─── Data for this task

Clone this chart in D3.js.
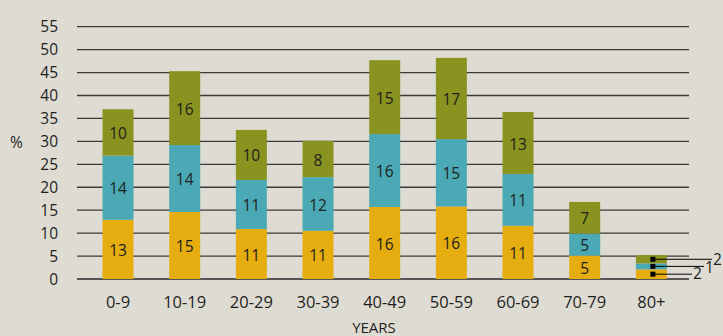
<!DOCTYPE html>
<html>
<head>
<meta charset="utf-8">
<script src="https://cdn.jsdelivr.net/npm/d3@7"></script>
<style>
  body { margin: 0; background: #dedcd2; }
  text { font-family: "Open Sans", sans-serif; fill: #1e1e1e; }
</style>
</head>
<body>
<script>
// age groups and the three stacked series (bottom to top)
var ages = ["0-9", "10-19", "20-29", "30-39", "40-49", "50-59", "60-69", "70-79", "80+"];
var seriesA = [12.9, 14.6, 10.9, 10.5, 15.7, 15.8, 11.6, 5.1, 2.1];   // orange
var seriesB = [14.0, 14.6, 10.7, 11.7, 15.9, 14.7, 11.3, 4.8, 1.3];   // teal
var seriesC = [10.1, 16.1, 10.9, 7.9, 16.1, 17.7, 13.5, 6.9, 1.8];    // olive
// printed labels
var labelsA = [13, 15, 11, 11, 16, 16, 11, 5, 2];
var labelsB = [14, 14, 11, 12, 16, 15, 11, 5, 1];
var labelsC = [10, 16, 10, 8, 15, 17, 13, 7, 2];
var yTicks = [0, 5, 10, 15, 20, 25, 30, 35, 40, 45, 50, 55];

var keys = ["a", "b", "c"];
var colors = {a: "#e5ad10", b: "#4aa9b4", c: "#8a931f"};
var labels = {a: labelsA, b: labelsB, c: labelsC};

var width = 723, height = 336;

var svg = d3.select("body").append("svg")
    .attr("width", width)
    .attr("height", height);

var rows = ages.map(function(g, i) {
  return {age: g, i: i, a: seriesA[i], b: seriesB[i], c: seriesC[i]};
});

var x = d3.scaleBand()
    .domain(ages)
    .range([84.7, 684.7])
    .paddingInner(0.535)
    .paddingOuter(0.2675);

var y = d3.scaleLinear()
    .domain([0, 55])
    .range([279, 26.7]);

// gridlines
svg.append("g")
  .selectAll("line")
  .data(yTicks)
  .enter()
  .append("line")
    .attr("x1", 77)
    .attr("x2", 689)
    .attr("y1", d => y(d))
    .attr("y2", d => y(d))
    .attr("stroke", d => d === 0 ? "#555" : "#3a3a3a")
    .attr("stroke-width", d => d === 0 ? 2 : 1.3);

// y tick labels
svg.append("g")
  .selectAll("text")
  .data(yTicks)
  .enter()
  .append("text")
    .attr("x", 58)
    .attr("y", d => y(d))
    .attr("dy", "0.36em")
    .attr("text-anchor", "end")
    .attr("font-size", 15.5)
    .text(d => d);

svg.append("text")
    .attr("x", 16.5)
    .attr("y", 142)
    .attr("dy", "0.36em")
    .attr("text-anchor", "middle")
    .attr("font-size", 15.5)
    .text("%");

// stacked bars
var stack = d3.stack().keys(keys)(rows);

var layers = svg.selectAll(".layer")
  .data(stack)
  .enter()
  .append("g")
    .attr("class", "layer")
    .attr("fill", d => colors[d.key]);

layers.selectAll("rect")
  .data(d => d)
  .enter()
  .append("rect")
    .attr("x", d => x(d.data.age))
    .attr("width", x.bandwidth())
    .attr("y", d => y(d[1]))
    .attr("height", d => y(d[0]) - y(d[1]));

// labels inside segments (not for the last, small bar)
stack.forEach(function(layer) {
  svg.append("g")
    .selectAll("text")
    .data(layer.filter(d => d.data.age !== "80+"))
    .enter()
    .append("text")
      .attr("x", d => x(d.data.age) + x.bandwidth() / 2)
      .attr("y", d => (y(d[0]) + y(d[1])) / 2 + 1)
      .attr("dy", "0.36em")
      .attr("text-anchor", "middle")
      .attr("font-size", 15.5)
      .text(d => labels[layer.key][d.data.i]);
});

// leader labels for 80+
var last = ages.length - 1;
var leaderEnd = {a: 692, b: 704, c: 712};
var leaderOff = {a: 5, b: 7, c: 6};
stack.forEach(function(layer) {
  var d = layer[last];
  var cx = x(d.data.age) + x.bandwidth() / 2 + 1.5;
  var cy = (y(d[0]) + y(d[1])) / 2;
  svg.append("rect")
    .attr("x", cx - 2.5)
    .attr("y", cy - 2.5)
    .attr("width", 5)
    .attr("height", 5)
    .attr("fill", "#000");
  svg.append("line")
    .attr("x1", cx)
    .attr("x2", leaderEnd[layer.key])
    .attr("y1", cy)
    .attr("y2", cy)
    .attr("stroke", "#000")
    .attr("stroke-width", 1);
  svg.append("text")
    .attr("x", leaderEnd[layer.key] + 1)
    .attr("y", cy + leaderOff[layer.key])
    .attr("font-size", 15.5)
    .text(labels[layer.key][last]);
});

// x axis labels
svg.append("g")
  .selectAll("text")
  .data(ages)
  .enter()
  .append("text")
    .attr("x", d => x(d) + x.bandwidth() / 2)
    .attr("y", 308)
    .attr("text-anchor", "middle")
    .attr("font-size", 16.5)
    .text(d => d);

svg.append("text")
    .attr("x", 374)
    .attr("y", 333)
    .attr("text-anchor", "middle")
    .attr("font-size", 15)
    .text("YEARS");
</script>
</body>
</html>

──────
─── Data for this task

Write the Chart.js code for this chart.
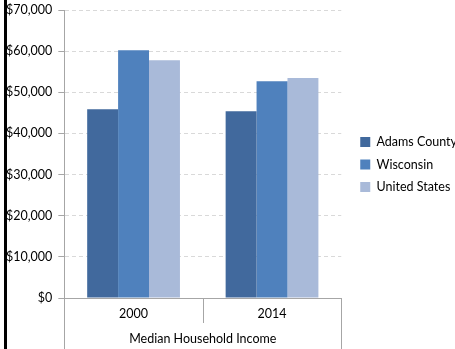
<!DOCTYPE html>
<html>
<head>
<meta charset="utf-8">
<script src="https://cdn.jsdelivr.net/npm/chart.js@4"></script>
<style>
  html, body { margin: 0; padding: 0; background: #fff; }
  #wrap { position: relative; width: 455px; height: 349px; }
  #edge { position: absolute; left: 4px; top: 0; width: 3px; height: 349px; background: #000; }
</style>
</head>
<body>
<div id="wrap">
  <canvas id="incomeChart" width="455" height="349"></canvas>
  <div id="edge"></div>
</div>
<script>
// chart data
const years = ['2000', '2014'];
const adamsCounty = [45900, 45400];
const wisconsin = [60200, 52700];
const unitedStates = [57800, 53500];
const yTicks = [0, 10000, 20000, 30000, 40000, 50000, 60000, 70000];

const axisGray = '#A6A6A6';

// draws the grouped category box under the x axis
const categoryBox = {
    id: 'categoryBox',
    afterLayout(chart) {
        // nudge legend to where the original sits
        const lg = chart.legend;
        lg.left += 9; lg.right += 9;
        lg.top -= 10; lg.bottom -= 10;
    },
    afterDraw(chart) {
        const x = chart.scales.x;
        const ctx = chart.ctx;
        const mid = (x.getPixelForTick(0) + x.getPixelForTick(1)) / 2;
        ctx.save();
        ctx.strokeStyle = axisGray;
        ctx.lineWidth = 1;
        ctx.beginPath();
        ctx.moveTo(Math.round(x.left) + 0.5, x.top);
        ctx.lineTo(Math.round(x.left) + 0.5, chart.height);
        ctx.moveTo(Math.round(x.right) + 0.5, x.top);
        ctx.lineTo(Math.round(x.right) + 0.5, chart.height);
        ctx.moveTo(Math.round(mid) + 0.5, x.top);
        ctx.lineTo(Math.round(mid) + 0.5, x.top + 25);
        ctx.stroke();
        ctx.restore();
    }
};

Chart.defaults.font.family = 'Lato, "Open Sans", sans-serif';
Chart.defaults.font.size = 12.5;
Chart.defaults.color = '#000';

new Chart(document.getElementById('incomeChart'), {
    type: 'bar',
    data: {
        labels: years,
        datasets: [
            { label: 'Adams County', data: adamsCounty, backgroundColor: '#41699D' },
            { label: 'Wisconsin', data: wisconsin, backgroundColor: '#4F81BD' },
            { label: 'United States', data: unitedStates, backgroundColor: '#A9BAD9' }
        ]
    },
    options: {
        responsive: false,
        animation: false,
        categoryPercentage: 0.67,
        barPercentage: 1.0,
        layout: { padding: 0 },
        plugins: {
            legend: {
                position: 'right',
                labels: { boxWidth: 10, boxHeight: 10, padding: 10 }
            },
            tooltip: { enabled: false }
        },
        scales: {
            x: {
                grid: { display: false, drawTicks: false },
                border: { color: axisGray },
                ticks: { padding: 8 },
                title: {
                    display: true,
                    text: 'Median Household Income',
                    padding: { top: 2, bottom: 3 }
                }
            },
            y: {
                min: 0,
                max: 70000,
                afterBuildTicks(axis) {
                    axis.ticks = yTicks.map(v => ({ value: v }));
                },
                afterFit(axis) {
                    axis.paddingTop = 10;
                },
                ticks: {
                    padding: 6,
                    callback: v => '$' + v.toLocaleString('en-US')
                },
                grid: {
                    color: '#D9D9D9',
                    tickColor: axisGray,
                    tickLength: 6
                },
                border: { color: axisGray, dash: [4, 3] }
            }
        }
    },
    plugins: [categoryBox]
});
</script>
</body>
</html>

──────

With the pictures removed from your copy, retype the lines above from the one that contains "Write the Chart.js code for this chart." through the one that contains "50000, 60000, 70000];", exactly.

Write the Chart.js code for this chart.
<!DOCTYPE html>
<html>
<head>
<meta charset="utf-8">
<script src="https://cdn.jsdelivr.net/npm/chart.js@4"></script>
<style>
  html, body { margin: 0; padding: 0; background: #fff; }
  #wrap { position: relative; width: 455px; height: 349px; }
  #edge { position: absolute; left: 4px; top: 0; width: 3px; height: 349px; background: #000; }
</style>
</head>
<body>
<div id="wrap">
  <canvas id="incomeChart" width="455" height="349"></canvas>
  <div id="edge"></div>
</div>
<script>
// chart data
const years = ['2000', '2014'];
const adamsCounty = [45900, 45400];
const wisconsin = [60200, 52700];
const unitedStates = [57800, 53500];
const yTicks = [0, 10000, 20000, 30000, 40000, 50000, 60000, 70000];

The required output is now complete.